For many years, Clyde Barrow and Bonnie Parker have been viewed as benign robbers, mostly killing lawmen who came after them. The facts, however, upend that view largely spawned by the entertainment industry who romanticized the pair.
Barrow and Parker killed innocent people as well as law enforcement officers. Their favorite prey comprised small businesses, not big corporate banks as depicted in other film treatments. The couple did not equate to Robin Hood.
By the time Bonnie and Clyde died in 1934 after being fired on by a number of law enforcement officers, they’d left a great deal of heartbreak in their paths. They both died young, in their twenties, and that may have contributed to their becoming folk heroes of sorts. Both were attractive, and that always helps.
The Highwaymen, starring Kevin Costner and Woody Harrelson, recounts the story from the perspective of two former Texas Rangers. The film also attempts to set many inaccuracies straight.
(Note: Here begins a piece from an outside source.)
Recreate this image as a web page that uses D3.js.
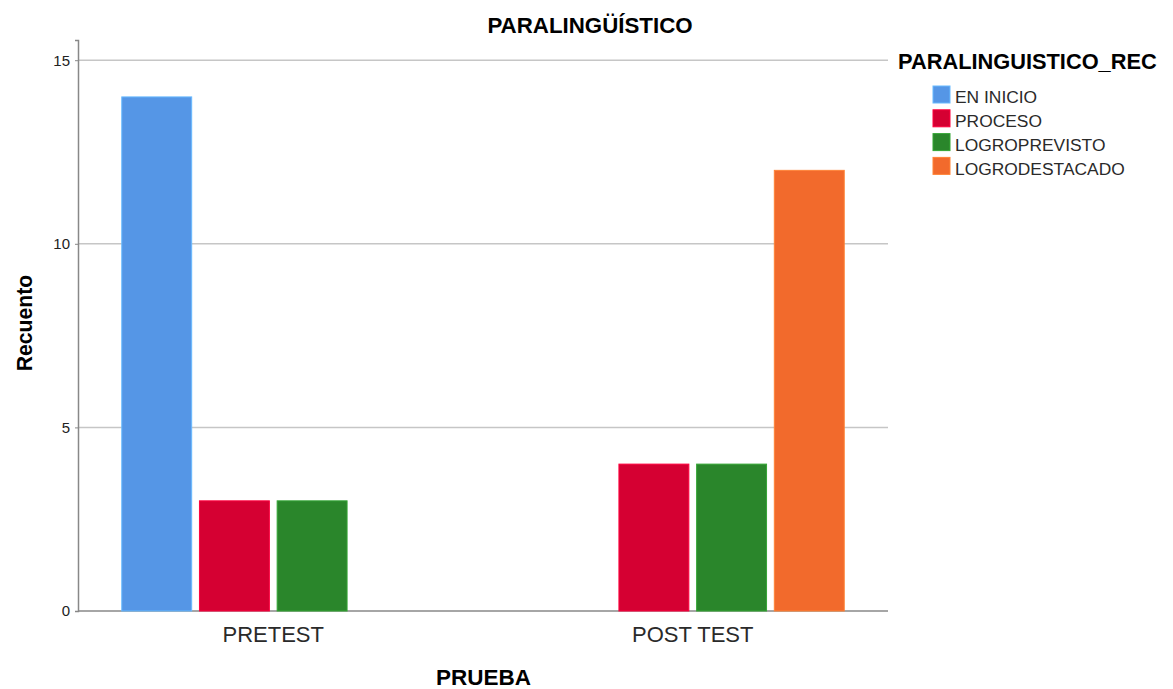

Why do I think this film can inspire indie artists?
It’s a different take on an American legend, bringing to the forefront two characters we knew little about although we thought we knew a lot. There are countless stories like this, many of them tucked away at resource sites like the US Library of Congress. I’ve often wished I had the skills to make a film because there are so many stories to tell.
I enjoy reading history—archives, oral histories, academic accounts. There are numerous opportunities for indie artists right under our noses.
While The Highwaymen is a very entertaining film, it adds to the canon of information about two outlaws whose legend was definitely airbrushed by the entertainment industry. Harrelson and Costner have great presence and chemistry in the film, and the amazing Kathy Bates, despite being shown in only a few scenes, introduces many Americans to a female governor who served at a time when not very many women were in politics. Set against a backdrop of hard times in the US, when hunger was familiar to many in the underclass, the film sheds light on the culture and politics of the time without being overbearing or preachy.
Be inspired. There are so many worthy stories just waiting to be told, in song, poetry, fiction, nonfiction, and film.